Emily Freeman authors several websites including my recent fave: Hope Writers.com. It’s a community of people who write about hope and who value encouragement and practical advice about writing as craft, a business, and a calling. Recently she shared these words:
Your world – your family, your friends, your neighbors – need you to be fully yourself. And if writing helps you to become more fully yourself, then that’s what you need to do.
She was encouraging the fledgling writer to embrace her title, spread her wings, and fearlessly hurl her writing into the precarious winds of exposed prose. For your family, your friends, your neighbors, they NEED YOU to be more fully alive! And they do.
But as I read her words, I heard an entirely altered message.
Your world – your family, your friends, your neighbors – need you to be fully yourself. And if resting from writing helps you to become more fully yourself, then that’s what you need to do.
For two months shy of a year, I’ve heeded this call to be more fully myself. I’ve gotten out of the writer’s chair and into the life that swirls about me. I’ve escaped my writer’s escape and instead, burrowed into the minds and hearts of the four little souls who threaten to grow up in the time it takes me to wash the dishes. I rested from writing, hoping to become more fully myself, and in the resting I found a few precious treasures:
- An invitation into my 8-yr old’s Marvel character LEGO world, complete with self-destructing buildings, teams of supernatural heroes, and untold unnatural disasters (aka. flying sneakers, Nerf gun attacks, and mighty fists of annihilation.)
- A gap through the cracks and corners of the 9-yr old’s private, yet glass-encased world.

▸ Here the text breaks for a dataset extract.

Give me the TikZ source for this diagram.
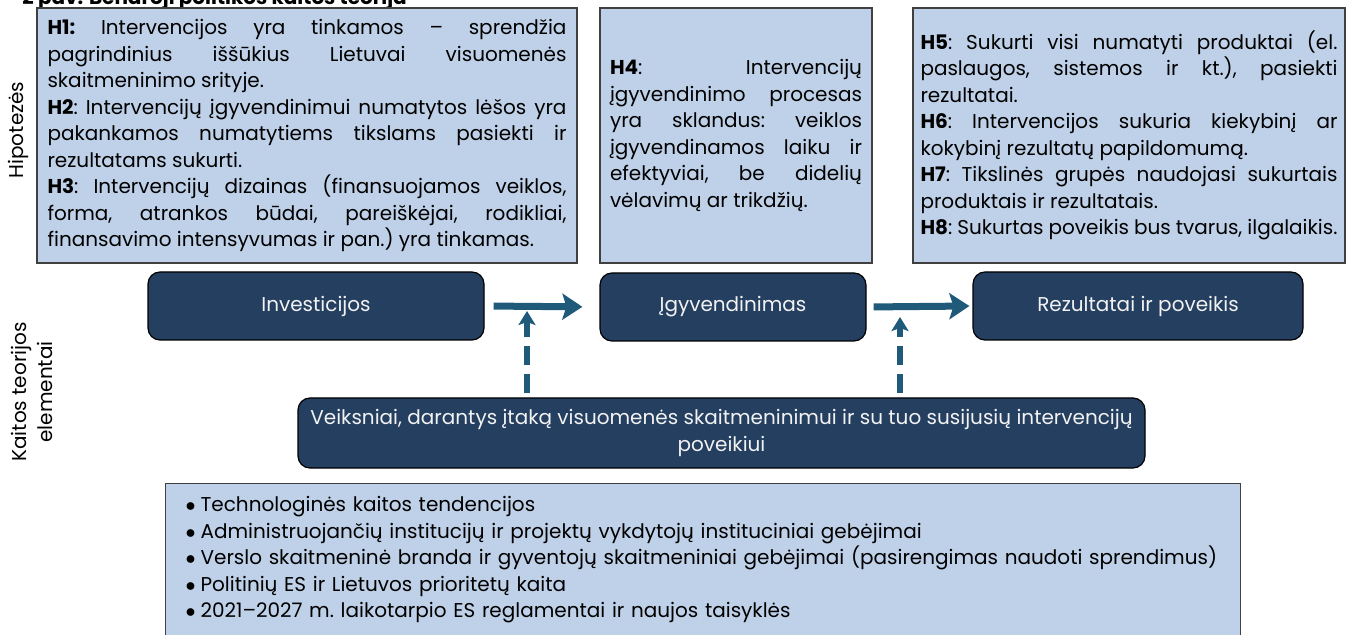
\documentclass[tikz,border=0pt]{standalone}
\usepackage{fontspec}
\setmainfont{Poppins}
\usetikzlibrary{arrows.meta}
\definecolor{hypfill}{HTML}{BFD1E8}
\definecolor{elemfill}{HTML}{243F60}
\definecolor{flowcol}{HTML}{205A7A}
\setlength{\parindent}{0pt}
\hyphenpenalty=10000
\exhyphenpenalty=10000
\tolerance=10000
\hbadness=10000
\newcommand{\factitem}{\hspace*{6.25pt}\makebox[7.5pt][l]{$\bullet$}}

\begin{document}
\begin{tikzpicture}[x=0.5pt, y=-0.5pt, >=Latex,
	font=\fontsize{10}{13.25}\selectfont\frenchspacing,
	hypbox/.style={draw=black!75, line width=0.6pt, fill=hypfill, inner sep=0pt, align=justify},
	elembox/.style={draw=black, line width=0.6pt, fill=elemfill, text=white!95!black, rounded corners=6pt, inner sep=0pt, align=center},
	flow/.style={->, draw=flowcol, line width=3.5pt, >={Stealth[length=10pt, width=13pt, inset=2pt]}},
	influence/.style={->, draw=flowcol, line width=2.7pt, dash pattern=on 9.5pt off 4.5pt, >={Stealth[length=7pt, width=8.5pt, inset=1.5pt]}},
	sidelabel/.style={rotate=90, align=center}]
	
	\useasboundingbox (0,0) rectangle (1347,635);
	\clip (0,0) rectangle (1347,635);
	
	% title (cut off at the top)
	\node[font=\fontsize{10}{12}\selectfont\bfseries, anchor=base west, inner sep=0pt] (title) at (22,4.5) {2 pav. Bendroji politikos kaitos teorija};
	
	%========================
	% Top row: hypotheses
	%========================
	\node[sidelabel] (hiplab) at (18,130) {Hipotezės};
	
	\node[hypbox, minimum width=270pt, minimum height=127.5pt, text width=259.5pt] (h13) at (307,135.5)
	{\textbf{H1:} Intervencijos yra tinkamos – sprendžia\linebreak pagrindinius iššūkius Lietuvai visuomenės\linebreak skaitmeninimo srityje.\par
		\textbf{H2}: Intervencijų įgyvendinimui numatytos lėšos yra\linebreak pakankamos numatytiems tikslams pasiekti ir\linebreak rezultatams sukurti.\par
		\textbf{H3}: Intervencijų dizainas (finansuojamos veiklos,\linebreak forma, atrankos būdai, pareiškėjai, rodikliai,\linebreak finansavimo intensyvumas ir pan.) yra tinkamas.};
	
	\node[hypbox, minimum width=136pt, minimum height=127.5pt, text width=126pt] (h4) at (736,135.5)
	{\textbf{H4}: Intervencijų\linebreak įgyvendinimo procesas\linebreak yra sklandus: veiklos\linebreak įgyvendinamos laiku ir\linebreak efektyviai, be didelių\linebreak vėlavimų ar trikdžių.};
	
	\node[hypbox, minimum width=216pt, minimum height=127.5pt, text width=208.5pt] (h58) at (1129,135.5)
	{\textbf{H5}: Sukurti visi numatyti produktai (el.\linebreak paslaugos, sistemos ir kt.), pasiekti\linebreak rezultatai.\par
		\textbf{H6}: Intervencijos sukuria kiekybinį ar\linebreak kokybinį rezultatų papildomumą.\par
		\textbf{H7}: Tikslinės grupės naudojasi sukurtais\linebreak produktais ir rezultatais.\par
		\textbf{H8}: Sukurtas poveikis bus tvarus, ilgalaikis.};
	
	%========================
	% Middle: elements of the theory of change
	%========================
	\node[sidelabel] (elemlab) at (32,392) {Kaitos teorijos\\elementai};
	
	\node[elembox, minimum width=168pt, minimum height=34pt] (invest) at (316,306) {Investicijos};
	\node[elembox, minimum width=133pt, minimum height=34pt] (impl) at (733,307) {Įgyvendinimas};
	\node[elembox, minimum width=165pt, minimum height=34pt] (result) at (1138,306) {Rezultatai ir poveikis};
	\node[elembox, minimum width=423.5pt, minimum height=35pt] (factors) at (721.5,433)
	{Veiksniai, darantys įtaką visuomenės skaitmeninimui ir su tuo susijusių intervencijų\\poveikiui};
	
	% main flow
	\draw[flow, shorten <=4.5pt, shorten >=8.5pt] (invest.east) -- (impl.west);
	\draw[flow, shorten <=3.5pt, shorten >=1.5pt] (impl.east) -- (result.west);
	
	% influence of the factors
	\coordinate (tipA) at (527,311);
	\coordinate (tipB) at (900,317);
	\draw[influence] ([yshift=2pt]factors.north -| tipA) -- (tipA);
	\draw[influence] ([yshift=2pt]factors.north -| tipB) -- (tipB);
	
	%========================
	% Bottom: list of factors
	%========================
	\node[hypbox, anchor=north west, minimum width=537.5pt, minimum height=76pt, text width=530pt, align=left] (factlist) at (165,483)
	{\factitem Technologinės kaitos tendencijos\\
		\factitem Administruojančių institucijų ir projektų vykdytojų instituciniai gebėjimai\\
		\factitem Verslo skaitmeninė branda ir gyventojų skaitmeniniai gebėjimai (pasirengimas naudoti sprendimus)\\
		\factitem Politinių ES ir Lietuvos prioritetų kaita\\
		\factitem 2021–2027 m. laikotarpio ES reglamentai ir naujos taisyklės};
	
\end{tikzpicture}
\end{document}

The middle child screaming from behind the sound barrier of two older siblings. The little one needing so much more of me than I realized, or cared to admit.

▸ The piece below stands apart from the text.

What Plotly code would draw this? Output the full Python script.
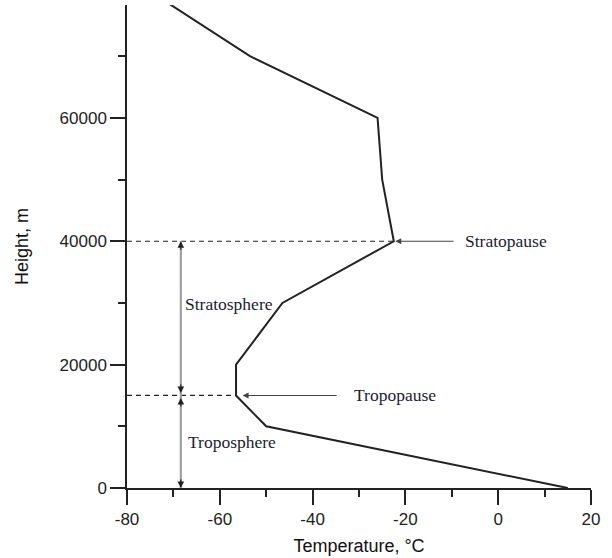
import plotly.graph_objects as go

# Temperature profile of the atmosphere
temperature = [15, -50, -56.5, -56.5, -46.5, -22.5, -25, -26, -53.5, -74]
height = [0, 10000, 15000, 20000, 30000, 40000, 50000, 60000, 70000, 80000]

x_ticks = [-80, -60, -40, -20, 0, 20]
y_ticks = [0, 20000, 40000, 60000]

tropopause_h = 15000
stratopause_h = 40000
tropopause_t = -56.5
stratopause_t = -22.5
bracket_x = -68.4

fig = go.Figure()
fig.add_trace(go.Scatter(x=temperature, y=height, mode="lines",
                         line=dict(color="#222222", width=2), showlegend=False,
                         hoverinfo="skip"))

shapes = []
# dashed horizontal lines
for h, t in [(stratopause_h, stratopause_t), (tropopause_h, tropopause_t)]:
    shapes.append(dict(type="line", xref="x", yref="y", x0=-80, x1=t, y0=h, y1=h,
                       line=dict(color="#222222", width=1.2, dash="5px,4px")))
# gray vertical brackets
shapes.append(dict(type="line", xref="x", yref="y", x0=bracket_x, x1=bracket_x,
                   y0=0, y1=stratopause_h, line=dict(color="#a0a0a0", width=2.2)))

annotations = []
# arrowheads on the brackets (black)
for y, ay in [(stratopause_h, 10), (tropopause_h + 400, -10), (tropopause_h - 400, 10), (0, -10)]:
    annotations.append(dict(x=bracket_x, y=y, xref="x", yref="y", ax=0, ay=ay,
                            text="", showarrow=True, arrowhead=2, arrowsize=1.1,
                            arrowwidth=1.2, arrowcolor="#222222"))
# horizontal pointer arrows
annotations.append(dict(x=stratopause_t + 0.3, y=stratopause_h, xref="x", yref="y",
                        ax=-9.3, ay=stratopause_h, axref="x", ayref="y", text="",
                        showarrow=True, arrowhead=2, arrowsize=1.1, arrowwidth=1.1,
                        arrowcolor="#444444"))
annotations.append(dict(x=tropopause_t + 1.4, y=tropopause_h, xref="x", yref="y",
                        ax=-34.5, ay=tropopause_h, axref="x", ayref="y", text="",
                        showarrow=True, arrowhead=2, arrowsize=1.1, arrowwidth=1.1,
                        arrowcolor="#444444"))

serif = dict(family="Liberation Serif, Times New Roman, serif", size=17.5, color="#1c1c30")
labels = [("Stratopause", -7.6, stratopause_h), ("Tropopause", -31.5, tropopause_h),
          ("Stratosphere", -67.9, 29800), ("Troposphere", -67.3, 7400)]
for txt, x, y in labels:
    annotations.append(dict(x=x, y=y, xref="x", yref="y", text=txt, showarrow=False,
                            xanchor="left", yanchor="middle", font=serif))

axis_common = dict(showline=True, linecolor="#222222", linewidth=1.5, ticks="outside",
                   ticklen=15, tickwidth=1.5, tickcolor="#222222", showgrid=False,
                   zeroline=False, automargin=False,
                   tickfont=dict(family="Liberation Sans, Arial", size=17, color="#222222"),
                   title_font=dict(family="Liberation Sans, Arial", size=18, color="#111111"))

fig.update_layout(
    width=612, height=558,
    margin=dict(l=127, r=21, t=5, b=70),
    plot_bgcolor="white", paper_bgcolor="white",
    shapes=shapes, annotations=annotations,
    xaxis=dict(range=[-80, 20], tickvals=x_ticks, ticktext=[str(v) for v in x_ticks],
               title=dict(text="Temperature, °C", standoff=11),
               minor=dict(dtick=10, ticks="outside", ticklen=7, tickwidth=1.5,
                          tickcolor="#222222", tick0=-70),
               **axis_common),
    yaxis=dict(range=[0, 78300], tickvals=y_ticks, ticktext=[str(v) for v in y_ticks],
               title=dict(text="Height, m", standoff=26),
               minor=dict(dtick=10000, ticks="outside", ticklen=7, tickwidth=1.5,
                          tickcolor="#222222", tick0=10000),
               **axis_common),
)

fig.write_html("out.html", config={"displayModeBar": False},
               post_script="document.body.style.margin='0px';")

- A trail of bread crumbs behind the trekker: my 11-yr old, nearly-as-tall-as-mom little girl foraging a new trail, yet pleading for someone to follow along. The used-to-wear-pink-bows-and-smocked-dresses pre-teenager turned jeans-and-grey-or-navy t-shirt wearer just praying for someone to share her awkwardness and hold her close when those darn pink bows threatened to accessorize her wardrobe again.
- And a 13-yr old man-child reeling from the hurricane of irrational hormones. I found him looking for rest too: a tent of refuge from the tempest, an asylum from the squall, a safe place to ride out storm.

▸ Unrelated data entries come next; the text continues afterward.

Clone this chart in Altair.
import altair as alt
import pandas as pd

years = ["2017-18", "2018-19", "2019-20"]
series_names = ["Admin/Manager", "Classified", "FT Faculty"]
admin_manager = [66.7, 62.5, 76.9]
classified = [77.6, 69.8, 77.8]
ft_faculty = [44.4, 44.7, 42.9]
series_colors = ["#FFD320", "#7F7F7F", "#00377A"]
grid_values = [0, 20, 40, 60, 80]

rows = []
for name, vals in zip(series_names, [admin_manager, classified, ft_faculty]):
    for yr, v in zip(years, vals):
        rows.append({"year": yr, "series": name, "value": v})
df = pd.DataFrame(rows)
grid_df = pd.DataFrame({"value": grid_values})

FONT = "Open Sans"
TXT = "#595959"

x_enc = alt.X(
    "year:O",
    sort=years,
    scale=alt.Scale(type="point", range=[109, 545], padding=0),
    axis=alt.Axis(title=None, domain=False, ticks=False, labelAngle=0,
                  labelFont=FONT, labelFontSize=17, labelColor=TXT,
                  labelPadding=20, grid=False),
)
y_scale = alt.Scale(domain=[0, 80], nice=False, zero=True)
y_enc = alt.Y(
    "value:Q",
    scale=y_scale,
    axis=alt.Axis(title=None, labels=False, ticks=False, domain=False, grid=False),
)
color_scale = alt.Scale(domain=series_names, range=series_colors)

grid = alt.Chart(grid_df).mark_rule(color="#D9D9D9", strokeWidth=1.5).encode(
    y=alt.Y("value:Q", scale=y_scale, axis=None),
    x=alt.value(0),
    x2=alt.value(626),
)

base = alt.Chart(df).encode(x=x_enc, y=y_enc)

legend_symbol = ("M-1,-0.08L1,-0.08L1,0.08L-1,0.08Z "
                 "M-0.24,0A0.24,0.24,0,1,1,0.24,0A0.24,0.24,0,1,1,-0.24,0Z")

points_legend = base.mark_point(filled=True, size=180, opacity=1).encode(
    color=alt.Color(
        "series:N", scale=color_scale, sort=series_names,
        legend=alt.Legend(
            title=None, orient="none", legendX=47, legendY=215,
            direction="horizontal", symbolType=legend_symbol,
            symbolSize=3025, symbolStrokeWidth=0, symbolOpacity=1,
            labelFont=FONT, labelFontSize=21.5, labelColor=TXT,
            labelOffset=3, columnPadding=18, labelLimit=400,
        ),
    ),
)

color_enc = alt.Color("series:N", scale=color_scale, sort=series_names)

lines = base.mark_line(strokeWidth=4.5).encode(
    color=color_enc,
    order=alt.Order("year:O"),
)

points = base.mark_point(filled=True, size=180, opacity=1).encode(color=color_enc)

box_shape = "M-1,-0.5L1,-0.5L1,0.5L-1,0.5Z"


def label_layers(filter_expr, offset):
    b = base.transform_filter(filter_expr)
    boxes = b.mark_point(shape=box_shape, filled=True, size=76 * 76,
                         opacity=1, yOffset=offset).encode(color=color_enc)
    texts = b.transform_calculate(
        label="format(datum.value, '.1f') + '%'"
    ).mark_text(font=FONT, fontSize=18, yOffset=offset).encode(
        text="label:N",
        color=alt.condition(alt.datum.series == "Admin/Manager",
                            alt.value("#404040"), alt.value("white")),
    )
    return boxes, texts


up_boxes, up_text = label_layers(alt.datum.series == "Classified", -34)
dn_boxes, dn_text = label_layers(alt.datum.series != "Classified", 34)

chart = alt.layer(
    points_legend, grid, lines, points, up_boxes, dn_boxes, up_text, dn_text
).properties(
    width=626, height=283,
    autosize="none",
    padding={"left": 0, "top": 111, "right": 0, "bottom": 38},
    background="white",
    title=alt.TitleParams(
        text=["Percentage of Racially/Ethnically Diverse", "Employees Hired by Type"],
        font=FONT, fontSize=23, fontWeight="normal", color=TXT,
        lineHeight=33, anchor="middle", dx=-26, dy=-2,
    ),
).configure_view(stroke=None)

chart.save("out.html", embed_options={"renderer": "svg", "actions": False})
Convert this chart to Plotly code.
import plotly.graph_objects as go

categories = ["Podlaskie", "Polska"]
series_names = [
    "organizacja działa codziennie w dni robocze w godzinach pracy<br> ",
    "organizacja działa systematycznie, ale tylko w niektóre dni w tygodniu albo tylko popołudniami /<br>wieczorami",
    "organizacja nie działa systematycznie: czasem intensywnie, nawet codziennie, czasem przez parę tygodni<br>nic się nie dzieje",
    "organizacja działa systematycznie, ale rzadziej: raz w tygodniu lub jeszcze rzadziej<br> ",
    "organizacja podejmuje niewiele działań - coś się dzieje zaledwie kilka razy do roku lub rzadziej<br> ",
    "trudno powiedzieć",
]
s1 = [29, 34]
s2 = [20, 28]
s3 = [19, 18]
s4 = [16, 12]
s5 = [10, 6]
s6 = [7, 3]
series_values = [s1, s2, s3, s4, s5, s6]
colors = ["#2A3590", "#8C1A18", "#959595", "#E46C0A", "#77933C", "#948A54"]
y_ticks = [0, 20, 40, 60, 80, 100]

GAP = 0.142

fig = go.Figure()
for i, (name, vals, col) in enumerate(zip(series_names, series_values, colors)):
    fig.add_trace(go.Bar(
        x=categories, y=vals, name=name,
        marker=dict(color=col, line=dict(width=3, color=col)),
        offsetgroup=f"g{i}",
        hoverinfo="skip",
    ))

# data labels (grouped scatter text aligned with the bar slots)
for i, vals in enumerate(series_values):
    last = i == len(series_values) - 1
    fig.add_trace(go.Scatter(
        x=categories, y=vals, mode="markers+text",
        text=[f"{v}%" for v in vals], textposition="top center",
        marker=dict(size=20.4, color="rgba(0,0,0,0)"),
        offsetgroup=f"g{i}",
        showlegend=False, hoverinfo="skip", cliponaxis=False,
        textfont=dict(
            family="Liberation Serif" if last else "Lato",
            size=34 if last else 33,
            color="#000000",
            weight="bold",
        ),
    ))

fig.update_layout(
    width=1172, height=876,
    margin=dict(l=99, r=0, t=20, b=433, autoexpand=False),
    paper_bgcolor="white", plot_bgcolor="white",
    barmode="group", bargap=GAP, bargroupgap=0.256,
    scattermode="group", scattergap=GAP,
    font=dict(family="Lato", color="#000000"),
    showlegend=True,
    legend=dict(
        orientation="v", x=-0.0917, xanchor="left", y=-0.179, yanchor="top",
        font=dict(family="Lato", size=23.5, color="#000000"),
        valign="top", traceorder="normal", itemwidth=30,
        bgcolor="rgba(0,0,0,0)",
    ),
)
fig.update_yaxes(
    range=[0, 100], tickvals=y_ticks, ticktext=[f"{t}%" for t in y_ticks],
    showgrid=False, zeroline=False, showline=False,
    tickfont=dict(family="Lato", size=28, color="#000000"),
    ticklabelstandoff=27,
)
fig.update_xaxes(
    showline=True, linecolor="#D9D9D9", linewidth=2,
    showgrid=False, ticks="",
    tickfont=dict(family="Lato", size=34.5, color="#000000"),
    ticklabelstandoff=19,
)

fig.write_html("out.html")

Now this world, this family, needed me to be more fully myself. They needed me to be less frantic to fix whatever problem gets shoved in my face, less rushed to get back to the to-do list in my mind, and more fully available to play LEGOs, unlock glass doors, pursue mountain trekkers, and protect the hurricane runner. And if resting from writing helped me to become more fully myself, then that’s what I needed to do.
Until today I thought I was writing my “adieu” post to the blog-o-sphere. I thought I was sitting in the writer’s chair one last time to say, “Online world promising approval ratings and platform development, you’ve stolen my heart, and my family needs it back!”
But in true God fashion, my plans have not become His plans. And my thoughts about writing have not become His thoughts about writing. Despite winning my wrestling match with rest, He’s called me to write again. This time, it’s a book proposal.
I tried to talk Him out of it. Really, I did. I told Him of all the ways this was outrageous, unreasonable, irrational, implausible, unaffordable! I stomped my feet, dug in my heels, and even channeled my inner toddler. I was a tear-streaming, breath-catching, tantrum-throwing mess. (My inner toddler doesn’t play well with others, especially with my inner Mark Twain.) But in the end, I sit here – in the writer’s chair. Ready to begin the adventure to become more fully myself, once again.
Might I Pray for Us?
Dear Jesus, You are always in the business of helping us become more fully ourselves. More fully alive in Christ. More fully representative of You and Your Truth in us. Thank you for giving us rest when that makes us more fully alive. Thank you for calling us out into the world when it’s time to get up from the rest. Thank you for never leaving us, never forsaking us, never giving up on us. We need You on this adventure. Please hold us up when the world threatens to press us down. Please give us courage to breathe in more fully, exhale out more fully, and enjoy the living more abundantly. You are so good to us. Amen.